Speaking about the Turkey's military incursion into Northern Syria, Cavusoglu vowed to take care of Daesh prisoners held in detention camps in Northern Syria after ridding the area of the Kurds.
"Our responsibility is to make sure that they will be held accountable for what they did. And we will make sure that they will not be released," Cavusoglu said.
Earlier, Syrian Kurdish organizations noted that they were forced to "struggle" to control the Daesh detention camps, after the vast portion of their forces were relocated up north to fend off the Turkish invasion.
The Turkish foreign minister said that women and children from the camps should be rehabilitated, describing it as another aspect of the fight against Daesh.
He said it will fall to the Kurds and the US to take care of the terrorists in camps outside of a 30-kilometer safe zone which Turkey seeks to establish in Northern Syria.
"The U.S and others made very clear that they will be staying in the southern part of the planned safe zone that we are going to establish. So, it will be under the responsibility of Americans and the others," he said.

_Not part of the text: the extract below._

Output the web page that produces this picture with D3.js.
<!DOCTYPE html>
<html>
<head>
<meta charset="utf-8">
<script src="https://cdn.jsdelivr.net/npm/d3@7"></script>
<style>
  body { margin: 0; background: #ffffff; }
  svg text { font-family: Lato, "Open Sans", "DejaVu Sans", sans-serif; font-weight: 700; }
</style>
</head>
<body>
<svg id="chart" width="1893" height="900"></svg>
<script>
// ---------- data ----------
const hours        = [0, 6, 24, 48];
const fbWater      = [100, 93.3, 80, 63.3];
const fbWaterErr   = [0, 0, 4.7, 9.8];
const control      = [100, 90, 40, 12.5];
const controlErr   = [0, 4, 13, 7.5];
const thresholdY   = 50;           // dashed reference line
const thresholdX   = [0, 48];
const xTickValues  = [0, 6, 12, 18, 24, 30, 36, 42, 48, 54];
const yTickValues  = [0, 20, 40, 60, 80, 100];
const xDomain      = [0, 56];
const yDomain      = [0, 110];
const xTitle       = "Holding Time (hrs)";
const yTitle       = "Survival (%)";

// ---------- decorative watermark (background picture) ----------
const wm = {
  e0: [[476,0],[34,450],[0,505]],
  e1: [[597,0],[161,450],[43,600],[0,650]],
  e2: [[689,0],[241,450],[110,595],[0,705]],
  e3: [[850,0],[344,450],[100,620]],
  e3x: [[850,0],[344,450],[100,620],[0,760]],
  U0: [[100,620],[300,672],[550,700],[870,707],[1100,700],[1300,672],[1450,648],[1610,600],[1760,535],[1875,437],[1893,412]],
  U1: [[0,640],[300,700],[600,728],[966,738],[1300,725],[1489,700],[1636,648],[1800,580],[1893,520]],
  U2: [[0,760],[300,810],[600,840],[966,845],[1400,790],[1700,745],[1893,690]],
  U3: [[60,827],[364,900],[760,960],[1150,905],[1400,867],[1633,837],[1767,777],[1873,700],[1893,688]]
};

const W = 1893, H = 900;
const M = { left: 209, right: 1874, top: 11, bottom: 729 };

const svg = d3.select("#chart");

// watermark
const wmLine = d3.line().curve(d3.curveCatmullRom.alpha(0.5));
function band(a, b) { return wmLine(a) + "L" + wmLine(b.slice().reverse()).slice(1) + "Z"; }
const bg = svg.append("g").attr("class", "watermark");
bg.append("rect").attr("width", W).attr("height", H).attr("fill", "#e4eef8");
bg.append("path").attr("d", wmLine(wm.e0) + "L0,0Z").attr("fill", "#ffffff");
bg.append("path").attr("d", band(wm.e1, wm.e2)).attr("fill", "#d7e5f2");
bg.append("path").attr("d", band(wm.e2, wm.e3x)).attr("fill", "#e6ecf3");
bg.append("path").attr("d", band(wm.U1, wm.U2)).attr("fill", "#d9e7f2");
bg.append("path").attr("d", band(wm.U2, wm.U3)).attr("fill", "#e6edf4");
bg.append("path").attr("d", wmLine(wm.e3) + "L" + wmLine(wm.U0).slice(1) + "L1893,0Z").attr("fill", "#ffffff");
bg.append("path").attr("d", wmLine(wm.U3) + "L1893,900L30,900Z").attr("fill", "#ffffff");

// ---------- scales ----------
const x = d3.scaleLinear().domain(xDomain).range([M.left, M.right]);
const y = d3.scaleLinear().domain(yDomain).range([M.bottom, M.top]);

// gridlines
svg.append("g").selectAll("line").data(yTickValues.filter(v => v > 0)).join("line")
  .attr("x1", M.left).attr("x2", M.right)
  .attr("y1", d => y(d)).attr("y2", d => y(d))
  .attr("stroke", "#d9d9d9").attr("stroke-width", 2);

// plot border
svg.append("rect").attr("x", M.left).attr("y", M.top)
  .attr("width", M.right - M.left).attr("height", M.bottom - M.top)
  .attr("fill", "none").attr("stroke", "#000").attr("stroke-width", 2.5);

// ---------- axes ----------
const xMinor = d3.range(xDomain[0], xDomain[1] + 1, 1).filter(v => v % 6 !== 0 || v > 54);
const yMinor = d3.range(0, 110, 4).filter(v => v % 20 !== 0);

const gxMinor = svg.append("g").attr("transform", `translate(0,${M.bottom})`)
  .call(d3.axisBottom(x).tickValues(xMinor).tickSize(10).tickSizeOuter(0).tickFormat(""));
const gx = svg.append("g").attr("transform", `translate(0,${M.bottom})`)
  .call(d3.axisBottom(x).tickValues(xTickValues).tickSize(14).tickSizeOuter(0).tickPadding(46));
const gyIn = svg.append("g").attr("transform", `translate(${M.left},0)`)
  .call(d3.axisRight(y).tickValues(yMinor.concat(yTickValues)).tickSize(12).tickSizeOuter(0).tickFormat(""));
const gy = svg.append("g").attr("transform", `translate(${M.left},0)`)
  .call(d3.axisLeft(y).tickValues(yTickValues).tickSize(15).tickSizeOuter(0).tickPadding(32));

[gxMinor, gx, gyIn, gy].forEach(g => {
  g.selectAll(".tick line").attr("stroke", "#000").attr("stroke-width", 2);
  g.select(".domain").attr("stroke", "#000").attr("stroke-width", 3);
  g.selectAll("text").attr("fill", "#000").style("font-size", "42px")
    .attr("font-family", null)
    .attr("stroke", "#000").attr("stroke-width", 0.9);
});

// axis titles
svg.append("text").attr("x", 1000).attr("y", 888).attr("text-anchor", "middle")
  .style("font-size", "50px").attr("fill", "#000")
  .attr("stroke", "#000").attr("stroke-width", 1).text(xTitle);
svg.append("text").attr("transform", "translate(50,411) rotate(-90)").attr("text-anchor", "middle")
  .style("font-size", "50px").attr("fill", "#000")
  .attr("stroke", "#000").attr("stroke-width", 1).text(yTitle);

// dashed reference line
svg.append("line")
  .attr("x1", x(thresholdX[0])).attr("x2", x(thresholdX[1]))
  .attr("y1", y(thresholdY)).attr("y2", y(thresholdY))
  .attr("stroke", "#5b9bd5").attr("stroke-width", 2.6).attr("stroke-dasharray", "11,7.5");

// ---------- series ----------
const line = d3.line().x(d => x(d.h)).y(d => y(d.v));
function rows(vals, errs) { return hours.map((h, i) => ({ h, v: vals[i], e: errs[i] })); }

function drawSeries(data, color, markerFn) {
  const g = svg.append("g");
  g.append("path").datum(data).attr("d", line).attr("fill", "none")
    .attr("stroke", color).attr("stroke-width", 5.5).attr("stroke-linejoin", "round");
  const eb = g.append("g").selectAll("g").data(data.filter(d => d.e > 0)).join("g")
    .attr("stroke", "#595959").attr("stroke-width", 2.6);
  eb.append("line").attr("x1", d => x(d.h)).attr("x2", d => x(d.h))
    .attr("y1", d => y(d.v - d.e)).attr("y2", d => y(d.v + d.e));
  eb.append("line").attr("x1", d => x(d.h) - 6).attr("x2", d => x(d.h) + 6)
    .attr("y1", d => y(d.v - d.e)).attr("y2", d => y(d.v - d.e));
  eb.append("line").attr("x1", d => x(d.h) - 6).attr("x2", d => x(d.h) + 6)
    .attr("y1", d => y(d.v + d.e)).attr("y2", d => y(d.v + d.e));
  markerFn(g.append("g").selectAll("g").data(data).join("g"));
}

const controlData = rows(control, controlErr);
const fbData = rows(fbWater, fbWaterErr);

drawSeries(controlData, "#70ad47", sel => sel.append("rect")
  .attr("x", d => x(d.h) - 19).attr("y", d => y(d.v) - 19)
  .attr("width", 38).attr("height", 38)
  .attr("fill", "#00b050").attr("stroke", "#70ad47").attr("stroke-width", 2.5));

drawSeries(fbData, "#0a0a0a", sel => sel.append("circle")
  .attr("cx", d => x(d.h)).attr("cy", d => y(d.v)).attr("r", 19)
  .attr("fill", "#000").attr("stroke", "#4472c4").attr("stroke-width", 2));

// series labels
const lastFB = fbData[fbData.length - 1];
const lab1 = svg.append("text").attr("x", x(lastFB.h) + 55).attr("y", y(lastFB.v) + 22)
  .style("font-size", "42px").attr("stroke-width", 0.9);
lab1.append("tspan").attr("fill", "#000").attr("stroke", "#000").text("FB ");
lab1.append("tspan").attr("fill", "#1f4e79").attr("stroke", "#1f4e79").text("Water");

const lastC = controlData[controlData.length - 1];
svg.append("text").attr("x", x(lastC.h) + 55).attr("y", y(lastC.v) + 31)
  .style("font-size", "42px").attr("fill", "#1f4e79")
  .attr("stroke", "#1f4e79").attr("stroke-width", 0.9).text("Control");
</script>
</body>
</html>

According to the Daily Sabah, Turkey plans to resettle 2 million Syrian refugees in the safe zone after it is cleared of the YPG/PKK presence, but Cavusoglu underscored that Ankara will not force the refugees to return.

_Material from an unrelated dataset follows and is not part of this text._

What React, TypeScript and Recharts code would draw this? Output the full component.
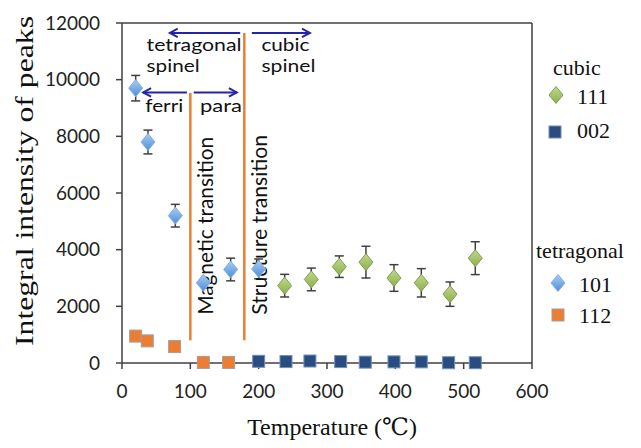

"Already, 370,000 of them went back to these two areas [liberated in Turkey's Euphrates Shield and Olive Branch Operations] voluntarily, and we do our best to supply what they need," the Minister said. "It has been nine years we never forced refugees."

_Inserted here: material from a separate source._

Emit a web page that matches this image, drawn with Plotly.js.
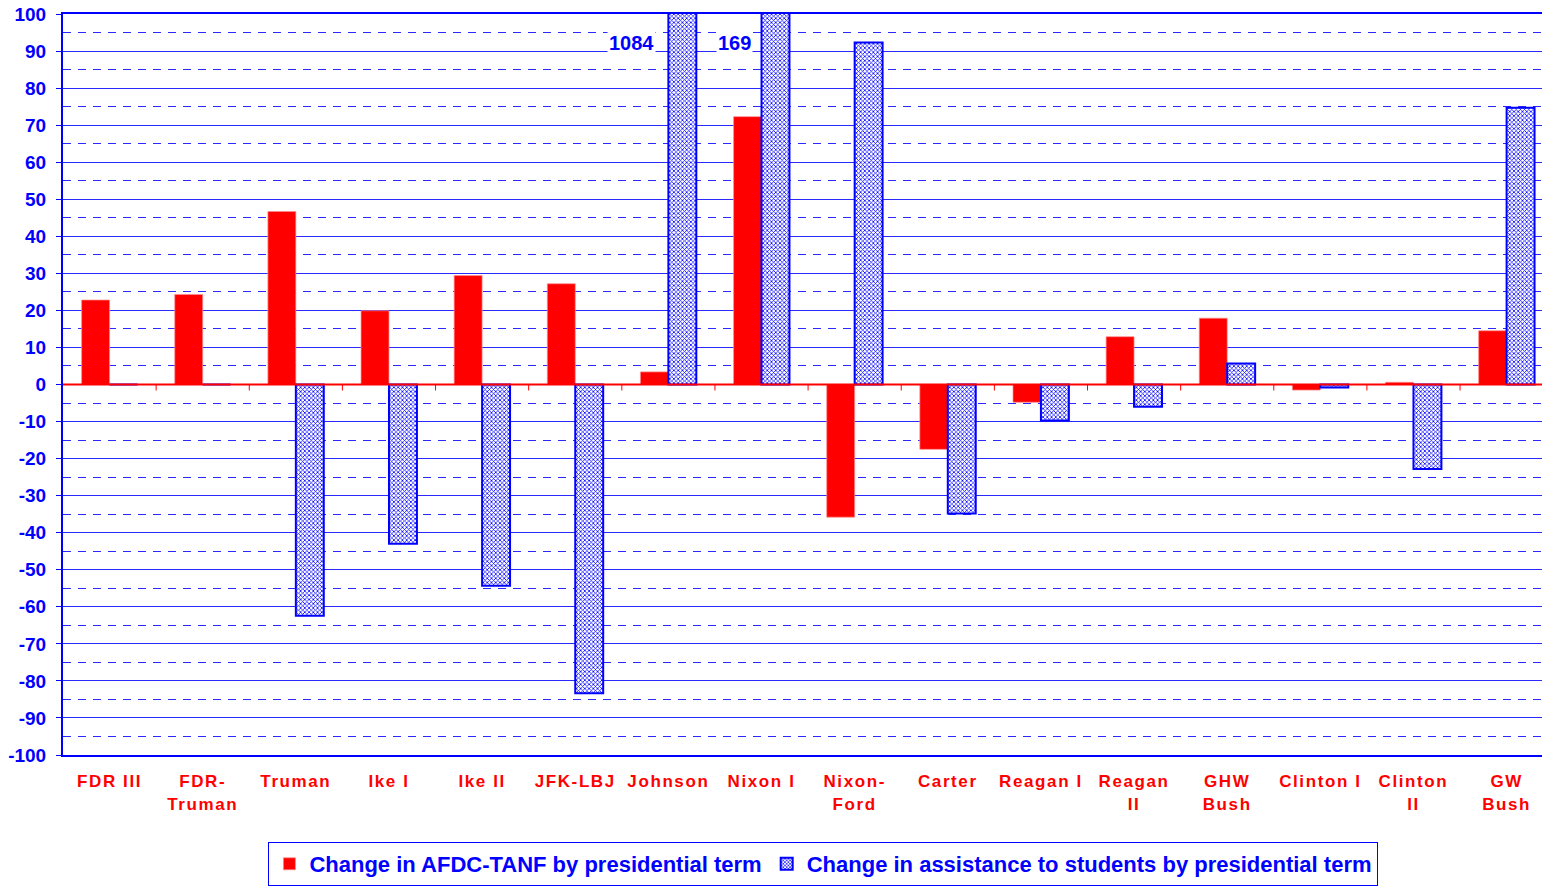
<!DOCTYPE html>
<html>
<head>
<meta charset="utf-8">
<script src="https://cdn.plot.ly/plotly-3.0.1.min.js"></script>
<style>
  html, body { margin: 0; padding: 0; background: #fff; overflow: hidden; }
  #chart { width: 1542px; height: 886px; }
  .xtick text { letter-spacing: 1.6px; }
</style>
</head>
<body>
<div id="chart"></div>
<script>
// ---- data ----
const categories = ["FDR III", "FDR-<br>Truman", "Truman", "Ike I", "Ike II", "JFK-LBJ", "Johnson", "Nixon I",
                    "Nixon-<br>Ford", "Carter", "Reagan I", "Reagan<br>II", "GHW<br>Bush", "Clinton I", "Clinton<br>II", "GW<br>Bush"];
const afdcChange = [22.8, 24.3, 46.7, 19.9, 29.4, 27.2, 3.4, 72.3, -35.8, -17.5, -4.8, 12.9, 17.9, -1.5, 0.6, 14.5];
const studentChange = [0, 0, -62.4, -43, -54.3, -83.3, 1084, 169, 92.3, -34.8, -9.7, -6, 5.7, -0.8, -22.8, 74.7];
const offscaleLabels = [{cat: "Johnson", text: "1084", shift: -37}, {cat: "Nixon I", text: "169", shift: -27}];
const yTickValues = [-100, -90, -80, -70, -60, -50, -40, -30, -20, -10, 0, 10, 20, 30, 40, 50, 60, 70, 80, 90, 100];

const BLUE = "#0000ff";
const GRID = "#2a2aff";
const RED = "#ff0000";
const FONT = "Liberation Sans, Arial, sans-serif";

const traces = [
  {
    type: "bar", x: categories, y: afdcChange,
    name: "Change in AFDC-TANF by presidential term",
    marker: { color: RED, line: { color: "rgba(255,140,140,0.7)", width: 1 } }
  },
  {
    type: "bar", x: categories, y: studentChange,
    name: "Change in assistance to students by presidential term",
    marker: {
      color: "#ffffff",
      line: { color: BLUE, width: 2 },
      pattern: { shape: "x", fgcolor: BLUE, bgcolor: "#ffffff", size: 3, solidity: 0.45 }
    }
  }
];

const shapes = [
  { type: "line", xref: "paper", yref: "y", x0: 0, x1: 1, y0: 0, y1: 0,
    line: { color: RED, width: 2 }, layer: "above" }
];
for (let i = 0; i < categories.length - 1; i++) {
  shapes.push({ type: "line", xref: "x", yref: "y", ysizemode: "pixel", yanchor: 0,
    x0: i + 0.5, x1: i + 0.5, y0: 0, y1: -6, line: { color: RED, width: 1 }, layer: "above" });
}

const annotations = offscaleLabels.map(a => ({
  x: a.cat, y: 92.2, xref: "x", yref: "y", text: a.text, showarrow: false,
  xshift: a.shift, bgcolor: "#ffffff",
  font: { family: FONT, size: 20, color: BLUE, weight: "bold" }
}));

const layout = {
  width: 1542, height: 886,
  margin: { l: 63, r: 0, t: 14, b: 131 },
  paper_bgcolor: "#ffffff", plot_bgcolor: "#ffffff",
  barmode: "group", bargap: 0.4, bargroupgap: 0,
  showlegend: true,
  legend: {
    orientation: "h", xref: "container", yref: "container",
    x: 0.534, xanchor: "center", y: 1 - 842 / 886, yanchor: "top",
    bordercolor: BLUE, borderwidth: 1, bgcolor: "#ffffff",
    font: { family: FONT, size: 22, color: BLUE, weight: "bold" },
    itemwidth: 30, traceorder: "normal"
  },
  xaxis: {
    type: "category", range: [-0.5, 15.38],
    showgrid: false, zeroline: false,
    showline: true, mirror: true, linecolor: BLUE, linewidth: 2,
    ticks: "", ticklabelstandoff: 10,
    tickfont: { family: FONT, size: 17, color: RED, weight: "bold" },
    tickangle: 0
  },
  yaxis: {
    range: [-100, 100],
    tickmode: "array", tickvals: yTickValues, ticktext: yTickValues.map(v => String(v)),
    showgrid: true, gridcolor: GRID, gridwidth: 1,
    zeroline: false,
    showline: true, linecolor: BLUE, linewidth: 2,
    ticks: "outside", ticklen: 5, tickcolor: BLUE, tickwidth: 1,
    ticklabelstandoff: 6,
    tickfont: { family: FONT, size: 19, color: BLUE, weight: "bold" },
    minor: { dtick: 5, tick0: 0, showgrid: true, gridcolor: GRID, gridwidth: 1, griddash: "8px,7px", ticks: "" }
  },
  shapes: shapes,
  annotations: annotations
};

Plotly.newPlot("chart", traces, layout, { staticPlot: true, displayModeBar: false });
</script>
</body>
</html>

In 1998, Syria and Turkey signed the so-called Adana agreement, which obliged Damascus to recognize Kurdish organizations as terrorists and cease all support. Turkey justifies its military incursion into Northern Syria by claiming that Damascus is not in control of its northern territories and therefore it falls upon Ankara to establish its own security. However, in his interview, Cavusoglu underscored that the 1998 agreement is still relevant and should be used as a basis for an eventual political settlement.
"When there is a political settlement in Syria, then we can talk about this," Cavusoglu said.
On Wednesday, Turkish President Recep Tayyip Erdogan officially launched "Operation "Peace Spring" in Northern Syria, which aims to "eliminate a terror corridor" along Turkey's southern border.
Vowing to "preserve Syria's territorial integrity," Erdogan said Turkey will establish the 30-km safe zone to enable the return of Syrian refugees.